The Pension Schemes Act's requirements for guided default pathways, large-scale consolidation, and standardised Value for Money assessments will generate data management challenges at a scale that makes manual processing unworkable, according to insurtech company Lumera.
The argument is practical rather than promotional. Trustees will need to group members into pathway categories and refine those groupings continuously as new data arrives. Doing that at the volume the Act requires, across both defined contribution and defined benefit markets, is the kind of ongoing optimisation task that suits automated analysis.
As we enter a new era for the pensions sector in the UK, AI is set to be a critical driver of transformation in how providers achieve greater efficiencies and improve the member experience.
Lumera's note is careful to frame AI as a complement to human expertise rather than a replacement: governance, operating models, and regulatory compliance remain prerequisites for trust.
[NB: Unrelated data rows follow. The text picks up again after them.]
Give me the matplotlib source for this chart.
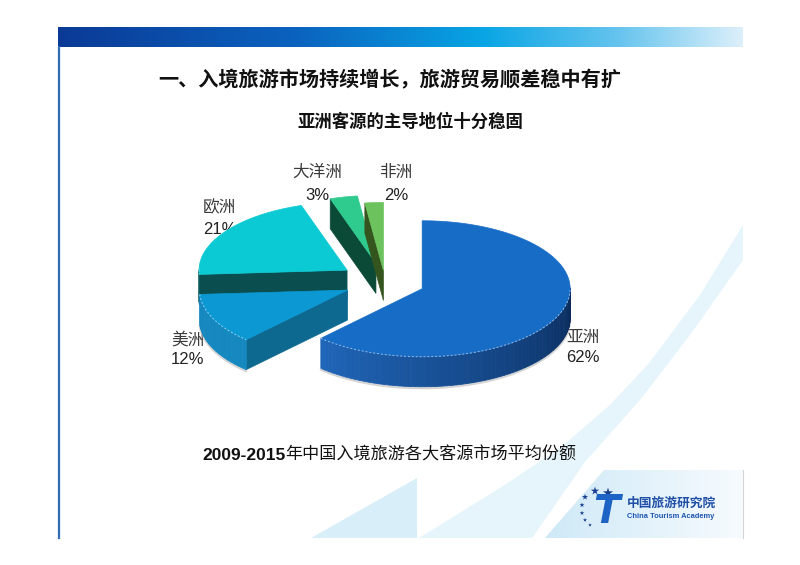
import numpy as np
import matplotlib.pyplot as plt
from matplotlib.patches import Polygon
from matplotlib.colors import LinearSegmentedColormap, to_rgb

plt.rcParams['font.family'] = ['Noto Sans CJK SC', 'DejaVu Sans']

# chart data
regions = ['亚洲', '美洲', '欧洲', '大洋洲', '非洲']
shares = [62, 12, 21, 3, 2]
pct_labels = ['62%', '12%', '21%', '3%', '2%']
explode = [0.27, 0.28, 0.31, 0.28, 0.17]

title = '一、入境旅游市场持续增长，旅游贸易顺差稳中有扩'
subtitle = '亚洲客源的主导地位十分稳固'
caption_years = '2009-2015'
caption_rest = '年中国入境旅游各大客源市场平均份额'

top_colors = ['#176cc6', '#0c98d3', '#0ccad3', '#2fca8e', '#6cc35e']
side_colors = ['#2066b9', '#1588c0', '#0b5b5c', '#0b4a36', '#35581f']
edge_colors = ['#0a2b5a', '#0d6990', '#0b4e50', '#0b4a36', '#34561e']

# label layout (pixels): name line / percent line
name_xy = [(583, 337), (188, 340), (220, 208), (317, 172), (396, 172)]
pct_xy = [(583, 358), (188, 360), (220, 229), (317, 195), (396, 195)]

# pie geometry in pixels
cx, cy = 385, 282
rx, ry = 148, 68
depth = 30

fig = plt.figure(figsize=(8, 5.65), dpi=100)
ax = fig.add_axes([0, 0, 1, 1])
ax.set_xlim(0, 800)
ax.set_ylim(565, 0)
ax.axis('off')

# ---- slide decoration ----
bar_cmap = LinearSegmentedColormap.from_list(
    'bar', [(0, '#0a3a96'), (0.35, '#0b63bf'), (0.62, '#08a5e4'),
            (0.82, '#66c4ee'), (1, '#dcefFA')])
ax.imshow(np.linspace(0, 1, 256)[None, :], cmap=bar_cmap,
          extent=(58, 743, 47, 27), aspect='auto', zorder=1)
ax.plot([58.5, 58.5], [47, 538], color='#2f6db5', lw=1.6, zorder=1)
ax.plot([743, 743], [470, 538], color='#d4d4d4', lw=0.8, zorder=1)

ax.add_patch(Polygon([(311, 538), (417, 478), (417, 538)],
                     closed=True, fc='#d8eef9', ec='none', zorder=0))
band = [(419, 538), (500, 488), (560, 448), (610, 405), (650, 362),
        (700, 295), (743, 225), (743, 260), (690, 335), (640, 400),
        (585, 462), (532, 538)]
ax.add_patch(Polygon(band, closed=True, fc='#e6f4fb', ec='none', zorder=0))
panel_cmap = LinearSegmentedColormap.from_list('panel', ['#cfe9f7', '#f6fbfe'])
panel = Polygon([(545, 538), (604, 470), (743, 470), (743, 538)],
                closed=True, fc='none', ec='none')
ax.add_patch(panel)
im = ax.imshow(np.linspace(0, 1, 128)[None, :], cmap=panel_cmap,
               extent=(545, 743, 538, 470), aspect='auto', zorder=0)
im.set_clip_path(panel)

# ---- titles ----
ax.text(390, 80, title, ha='center', va='center', fontsize=14.5,
        fontweight='bold', color='#111111')
ax.text(410, 122, subtitle, ha='center', va='center', fontsize=12.5,
        fontweight='bold', color='#111111')
t_years = ax.text(202, 455, caption_years, ha='left', va='center', fontsize=12.5,
                  fontweight='bold', color='#111111',
                  family=['Liberation Sans', 'DejaVu Sans'])
ax.annotate(caption_rest, xy=(1, 0.5), xycoords=t_years, ha='left',
            va='center', fontsize=12.3, fontweight='medium', color='#111111')

# ---- 3D exploded pie ----
angles = 360 * np.array(shares) / sum(shares)
his = 90 - np.concatenate([[0], np.cumsum(angles)[:-1]])
los = his - angles


def pt(theta, ox, oy, r=1.0, z=0.0):
    t = np.radians(theta)
    return (cx + ox + rx * r * np.cos(t), cy + oy - ry * r * np.sin(t) + z)


offsets = []
for i in range(len(shares)):
    mid = np.radians((los[i] + his[i]) / 2)
    offsets.append((explode[i] * rx * np.cos(mid), -explode[i] * ry * np.sin(mid)))

order = sorted(range(len(shares)), key=lambda k: offsets[k][1])
zo = 5
for i in order:
    lo, hi = los[i], his[i]
    ox, oy = offsets[i]
    apex = (cx + ox, cy + oy)
    apex_b = (cx + ox, cy + oy + depth)

    # radial walls that face the viewer
    if np.cos(np.radians(hi)) < -1e-6:
        ax.add_patch(Polygon([apex, pt(hi, ox, oy), pt(hi, ox, oy, z=depth), apex_b],
                             closed=True, fc=edge_colors[i], ec=edge_colors[i],
                             lw=0.5, zorder=zo))
    if np.cos(np.radians(lo)) > 1e-6:
        ax.add_patch(Polygon([apex, pt(lo, ox, oy), pt(lo, ox, oy, z=depth), apex_b],
                             closed=True, fc=edge_colors[i], ec=edge_colors[i],
                             lw=0.5, zorder=zo))

    # curved outer wall, front half only
    ts = np.linspace(lo, hi, max(4, int(angles[i] / 2)))
    vis = [k for k in range(len(ts) - 1)
           if np.sin(np.radians((ts[k] + ts[k + 1]) / 2)) < 0]
    if vis:
        a0 = ts[vis[0]]
        span = max(ts[vis[-1] + 1] - a0, 1e-6)
    for k in vis:
        a, b = ts[k], ts[k + 1]
        if i == 0:
            lam = ((a + b) / 2 - a0) / span
            c = (1 - lam) * np.array(to_rgb(side_colors[i])) + lam * np.array(to_rgb(edge_colors[i]))
        else:
            c = to_rgb(side_colors[i])
        ax.add_patch(Polygon([pt(a, ox, oy), pt(b, ox, oy),
                              pt(b, ox, oy, z=depth), pt(a, ox, oy, z=depth)],
                             closed=True, fc=c, ec=c, lw=0.6, zorder=zo))
    if vis and i in (0, 1):
        arc = np.linspace(ts[vis[0]], ts[vis[-1] + 1], 80)
        bx, by = zip(*[pt(a, ox, oy, z=depth + 1.5) for a in arc])
        ax.plot(bx, by, color='#b8b8b8', lw=1.5, alpha=0.6, zorder=zo - 1)

    # top face
    arc = np.linspace(lo, hi, max(6, int(angles[i])))
    face = [apex] + [pt(a, ox, oy) for a in arc]
    ax.add_patch(Polygon(face, closed=True, fc=top_colors[i], ec=top_colors[i],
                         lw=0.5, zorder=zo + 0.5))
    if vis:
        fx, fy = zip(*[pt(a, ox, oy) for a in np.linspace(ts[vis[0]], ts[vis[-1] + 1], 80)])
        ax.plot(fx, fy, color='white', lw=0.7, ls=(0, (2, 2)), alpha=0.55,
                zorder=zo + 0.6)
    zo += 1

# labels
for i in range(len(shares)):
    ha = 'left' if i == 2 else 'center'
    nx = 203 if i == 2 else name_xy[i][0]
    ax.text(nx, name_xy[i][1], regions[i], ha=ha, va='center', fontsize=12,
            color='#3a3a3a', fontweight='light')
    ax.text(nx, pct_xy[i][1], pct_labels[i], ha=ha, va='center', fontsize=12,
            color='#222222', family=['Liberation Sans', 'DejaVu Sans'])

# ---- logo ----
star_x = [608, 595, 585, 582, 582, 585, 590]
star_y = [493, 491, 497, 505, 513, 520, 525]
star_s = [60, 40, 22, 14, 12, 10, 8]
ax.scatter(star_x, star_y, s=star_s, marker='*', color='#1b3f8f', zorder=20,
           linewidths=0)
ax.text(606, 512, 'T', ha='center', va='center', fontsize=28, style='italic',
        fontweight='bold', color='#1d63c6', family='DejaVu Sans', zorder=20)
ax.text(627, 503, '中国旅游研究院', ha='left', va='center', fontsize=9.2,
        fontweight='bold', color='#1f4fa6', zorder=20)
ax.text(627, 516, 'China Tourism Academy', ha='left', va='center', fontsize=5.4,
        fontweight='bold', color='#1f55b0', family='Liberation Sans', zorder=20)

ax.set_xlim(0, 800)
ax.set_ylim(565, 0)
fig.savefig('out.png', dpi=100)
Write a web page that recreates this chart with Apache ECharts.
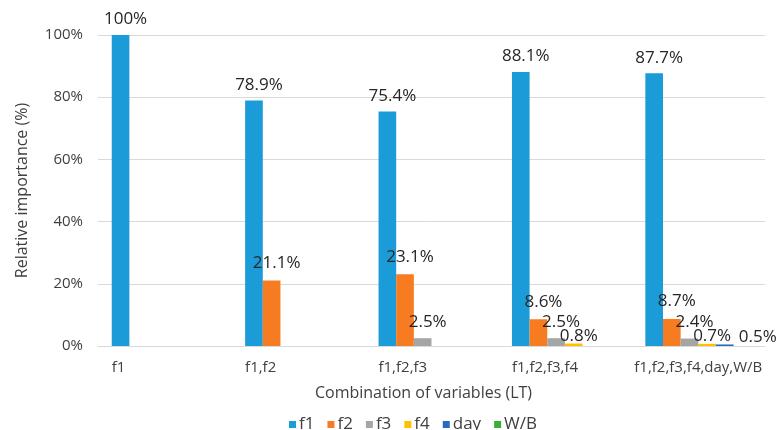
<!DOCTYPE html>
<html>
<head>
<meta charset="utf-8">
<script src="https://cdn.jsdelivr.net/npm/echarts@6/dist/echarts.min.js"></script>
<style>
  html, body { margin: 0; padding: 0; background: #ffffff; }
  #chart { width: 778px; height: 430px; }
</style>
</head>
<body>
<div id="chart"></div>
<script>
// Variable combinations on the x axis
const categories = ['f1', 'f1,f2', 'f1,f2,f3', 'f1,f2,f3,f4', 'f1,f2,f3,f4,day,W/B'];

// Relative importance (%) of each variable per combination; null = not in the combination
const f1Values  = [100, 78.9, 75.4, 88.1, 87.7];
const f2Values  = [null, 21.1, 23.1, 8.6, 8.7];
const f3Values  = [null, null, 2.5, 2.5, 2.4];
const f4Values  = [null, null, null, 0.8, 0.7];
const dayValues = [null, null, null, null, 0.5];
const wbValues  = [null, null, null, null, null];

const yTicks = { min: 0, max: 100, interval: 20 };

const FONT = '"Open Sans", "Noto Sans", sans-serif';

// per-series colour and label placement (distance above the bar, horizontal nudge)
const seriesDefs = [
  { name: 'f1',  data: f1Values,  color: '#1b9bd7', dist: 7,  dx: 5 },
  { name: 'f2',  data: f2Values,  color: '#f77c21', dist: 9,  dx: 5 },
  { name: 'f3',  data: f3Values,  color: '#a5a5a5', dist: 8,  dx: 5 },
  { name: 'f4',  data: f4Values,  color: '#ffc000', dist: -1, dx: 5 },
  { name: 'day', data: dayValues, color: '#2a6ac6', dist: -1, dx: 33 },
  { name: 'W/B', data: wbValues,  color: '#3aae3a', dist: 0,  dx: 5 }
];

const chart = echarts.init(document.getElementById('chart'), null, { renderer: 'canvas' });

chart.setOption({
  animation: false,
  backgroundColor: '#ffffff',
  grid: { left: 98, right: 13, top: 35, bottom: 84, containLabel: false },
  legend: {
    data: seriesDefs.map(s => s.name),
    left: 284,
    top: 411,
    itemWidth: 7,
    itemHeight: 7,
    itemGap: 13,
    icon: 'rect',
    textStyle: { fontFamily: FONT, fontSize: 17, color: '#404040', padding: [0, 0, 0, -2] }
  },
  xAxis: {
    type: 'category',
    data: categories,
    name: 'Combination of variables (LT)',
    nameLocation: 'middle',
    nameGap: 39,
    nameTextStyle: { fontFamily: FONT, fontSize: 16, color: '#404040', padding: [0, 16, 0, 0] },
    axisLine: { lineStyle: { color: '#d9d9d9', width: 1 } },
    axisTick: { show: false },
    axisLabel: {
      interval: 0,
      margin: 14,
      align: 'center',
      fontFamily: FONT,
      fontSize: 15,
      color: '#404040',
      formatter: (v, i) => (i === categories.length - 1 ? '{c|' + v + '}' : '{l|' + v + '}'),
      rich: {
        l: { width: 106, align: 'left', fontFamily: FONT, fontSize: 15, color: '#404040' },
        c: { align: 'center', fontFamily: FONT, fontSize: 15, color: '#404040' }
      }
    }
  },
  yAxis: {
    type: 'value',
    min: yTicks.min,
    max: yTicks.max,
    interval: yTicks.interval,
    name: 'Relative importance (%)',
    nameLocation: 'middle',
    nameRotate: 90,
    nameGap: 68,
    nameTextStyle: { fontFamily: FONT, fontSize: 16, color: '#404040' },
    axisLine: { show: false },
    axisTick: { show: false },
    axisLabel: { formatter: '{value}%', margin: 15, fontFamily: FONT, fontSize: 15, color: '#404040' },
    splitLine: { lineStyle: { color: '#d9d9d9', width: 1 } }
  },
  series: seriesDefs.map(s => ({
    name: s.name,
    type: 'bar',
    data: s.data,
    barGap: '0%',
    barCategoryGap: '20.6%',
    itemStyle: { color: s.color },
    label: {
      show: true,
      position: 'top',
      distance: s.dist,
      offset: [s.dx, 0],
      formatter: p => (p.value == null ? '' : p.value + '%'),
      fontFamily: FONT,
      fontSize: 17,
      color: '#262626'
    }
  }))
});
</script>
</body>
</html>
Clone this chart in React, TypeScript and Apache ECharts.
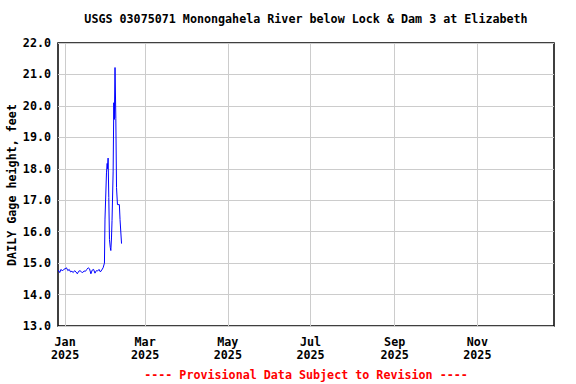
import React, { useEffect, useRef } from "react";
import * as echarts from "echarts";

const TITLE = "USGS 03075071 Monongahela River below Lock & Dam 3 at Elizabeth";
const Y_NAME = "DAILY Gage height, feet";
const FOOTER = "---- Provisional Data Subject to Revision ----";

// Baseline daily values starting 2024-12-27
const baselineStart = "2024-12-27";
const baselineValues = [
  14.78, 14.7, 14.8, 14.75, 14.8, 14.82, 14.85, 14.76, 14.8, 14.72, 14.74, 14.7,
  14.76, 14.72, 14.66, 14.74, 14.76, 14.72, 14.7, 14.75, 14.74, 14.8, 14.85, 14.82,
  14.66, 14.78, 14.8, 14.68, 14.76, 14.75, 14.8, 14.72, 14.78,
];

// Rise section: times (days after 2025-01-01 00:00 UTC) and gage heights
const riseDays = [
  28.0, 29.0, 29.4, 30.5, 31.0, 31.3, 31.7, 32.2, 32.7, 33.3, 33.7, 34.2, 34.6,
  35.4, 35.9, 36.3, 36.8, 37.4, 37.9, 38.6, 40.0, 40.5, 41.6,
];
const riseValues = [
  14.85, 15.0, 16.4, 17.87, 18.17, 18.0, 18.34, 17.09, 15.75, 15.5, 15.4, 15.8, 16.36,
  17.9, 20.1, 19.57, 21.22, 19.6, 17.4, 16.86, 16.86, 16.38, 15.62,
];

const tickDates = ["2025-01-01", "2025-03-01", "2025-05-01", "2025-07-01", "2025-09-01", "2025-11-01"];
const monthNames = ["Jan", "Feb", "Mar", "Apr", "May", "Jun", "Jul", "Aug", "Sep", "Oct", "Nov", "Dec"];

const X_MIN = "2024-12-26T18:00:00Z";
const X_MAX = "2025-12-27T12:00:00Z";
const Y_MIN = 13;
const Y_MAX = 22;

const DAY = 86400000;
const FONT = "'DejaVu Sans Mono', monospace";
const FS = 11.7;

export default function App() {
  const ref = useRef<HTMLDivElement>(null);
  useEffect(() => {
    if (!ref.current) return;
    const chart = echarts.init(ref.current, null, { renderer: "svg" });
    const t0 = Date.parse(baselineStart + "T00:00:00Z");
    const jan1 = Date.parse("2025-01-01T00:00:00Z");
    const data: [number, number][] = [];
    baselineValues.forEach((v, i) => data.push([t0 + i * DAY, v]));
    riseDays.forEach((d, i) => data.push([jan1 + d * DAY, riseValues[i]]));
    const ticks = tickDates.map((d) => Date.parse(d + "T00:00:00Z"));

    chart.setOption({
      animation: false,
      backgroundColor: "#fff",
      grid: {
        left: 58,
        right: 22,
        top: 43,
        bottom: 58,
        show: true,
        borderColor: "#000",
        borderWidth: 1.5,
        backgroundColor: "transparent",
      },
      xAxis: {
        type: "value",
        min: Date.parse(X_MIN),
        max: Date.parse(X_MAX),
        axisLine: { show: false },
        axisTick: { show: false, customValues: ticks },
        splitLine: { show: true, lineStyle: { color: "#cccccc", width: 1 } },
        axisLabel: {
          customValues: ticks,
          margin: 9,
          color: "#000",
          fontFamily: FONT,
          fontWeight: "bold",
          fontSize: FS,
          lineHeight: 13,
          formatter: (v: number) => {
            const d = new Date(v);
            return monthNames[d.getUTCMonth()] + "\n" + d.getUTCFullYear();
          },
        },
      },
      yAxis: {
        type: "value",
        min: Y_MIN,
        max: Y_MAX,
        interval: 1,
        axisLine: { show: false },
        axisTick: { show: false },
        splitLine: { show: true, lineStyle: { color: "#cccccc", width: 1 } },
        axisLabel: {
          margin: 7,
          color: "#000",
          fontFamily: FONT,
          fontWeight: "bold",
          fontSize: FS,
          formatter: (v: number) => v.toFixed(1),
        },
      },
      series: [
        {
          type: "line",
          data,
          showSymbol: false,
          symbol: "none",
          lineStyle: { color: "#0000ff", width: 1 },
          z: 5,
        },
      ],
      graphic: [
        {
          type: "text",
          x: 306,
          y: 19,
          style: {
            text: TITLE,
            fill: "#000",
            font: `bold ${FS}px ${FONT}`,
            textAlign: "center",
            textVerticalAlign: "middle",
          },
        },
        {
          type: "text",
          x: 12,
          y: 185,
          rotation: Math.PI / 2,
          style: {
            text: Y_NAME,
            fill: "#000",
            font: `bold ${FS}px ${FONT}`,
            textAlign: "center",
            textVerticalAlign: "middle",
          },
        },
        {
          type: "text",
          x: 306,
          y: 375,
          style: {
            text: FOOTER,
            fill: "#ff0000",
            font: `bold ${FS}px ${FONT}`,
            textAlign: "center",
            textVerticalAlign: "middle",
          },
        },
      ],
    });
    return () => chart.dispose();
  }, []);
  return <div ref={ref} style={{ width: 576, height: 384, position: "absolute", left: 0, top: 0 }} />;
}
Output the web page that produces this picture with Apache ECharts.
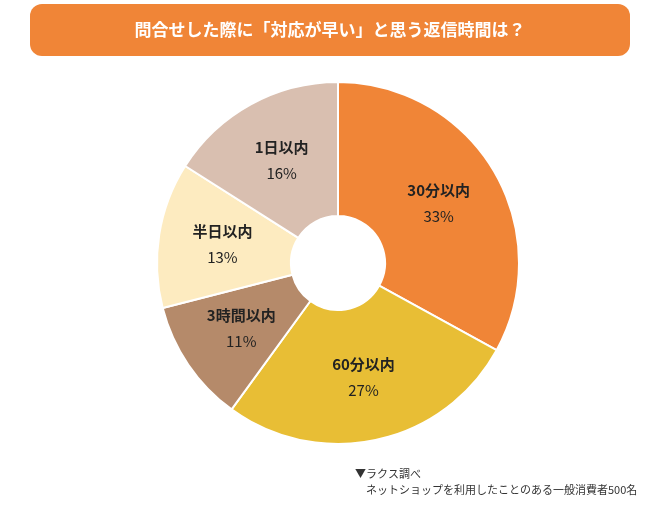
<!DOCTYPE html>
<html>
<head>
<meta charset="UTF-8">
<script src="https://cdn.jsdelivr.net/npm/echarts@6/dist/echarts.min.js"></script>
<style>
  html, body { margin: 0; padding: 0; background: #fff; }
  #chart { width: 650px; height: 507px; }
</style>
</head>
<body>
<div id="chart"></div>
<script>
var categories = ['30分以内', '60分以内', '3時間以内', '半日以内', '1日以内'];
var values = [33, 27, 11, 13, 16];
var colors = ['#F08537', '#E8BE35', '#B58A6A', '#FDEBC0', '#D9BFB0'];

var chart = echarts.init(document.getElementById('chart'));
var font = '"Noto Sans CJK JP", "Noto Sans", sans-serif';

var data = categories.map(function (c, i) {
  return { name: c, value: values[i], itemStyle: { color: colors[i] } };
});

chart.setOption({
  animation: false,
  graphic: [
    {
      type: 'rect',
      shape: { x: 30, y: 4, width: 600, height: 52, r: 12 },
      style: { fill: '#F08537' }
    },
    {
      type: 'text',
      x: 330, y: 30,
      style: {
        text: '問合せした際に「対応が早い」と思う返信時間は？',
        fill: '#fff', font: 'bold 17px ' + font,
        textAlign: 'center', textVerticalAlign: 'middle'
      }
    },
    {
      type: 'text',
      x: 355, y: 466,
      style: {
        text: '▼ラクス調べ\n　ネットショップを利用したことのある一般消費者500名',
        fill: '#333', font: '11px ' + font, lineHeight: 16
      }
    }
  ],
  series: [{
    type: 'pie',
    center: [338, 263],
    radius: [47, 181],
    startAngle: 90,
    clockwise: true,
    itemStyle: { borderColor: '#fff', borderWidth: 2 },
    label: {
      position: 'inside',
      formatter: function (p) { return '{n|' + p.name + '}\n{v|' + p.value + '%}'; },
      rich: {
        n: { fontFamily: font, fontWeight: 'bold', fontSize: 15, color: '#222', lineHeight: 26 },
        v: { fontFamily: font, fontSize: 15, color: '#222', lineHeight: 26 }
      }
    },
    labelLine: { show: false },
    data: data
  }]
});
</script>
</body>
</html>
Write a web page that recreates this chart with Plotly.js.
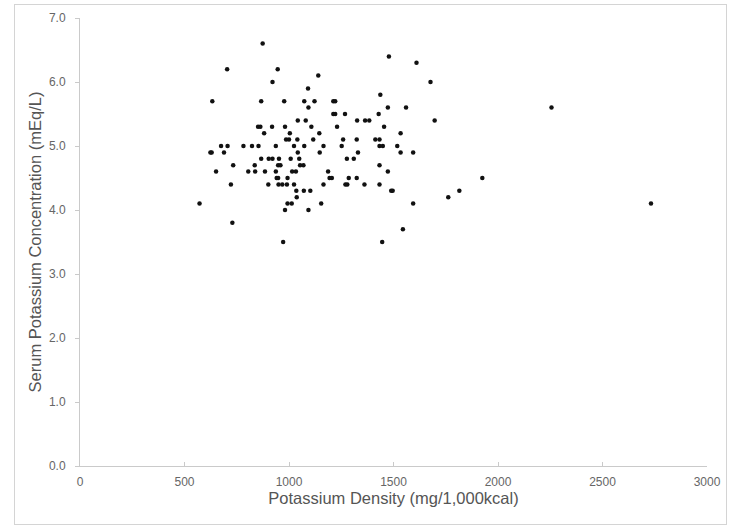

That's a significant caveat in a sector where the regulators have been explicit about requiring evidence of responsible deployment before sign-off.
The broader context is a UK pensions industry that is still absorbing the scale of consolidation the Act implies. For technology providers like Lumera, the legislation's complexity is a business opportunity; the company serves life and pensions clients across the UK, Netherlands, Norway, Sweden, and Vietnam.
Lumera is headquartered in Stockholm and backed by Nordic software investor Monterro.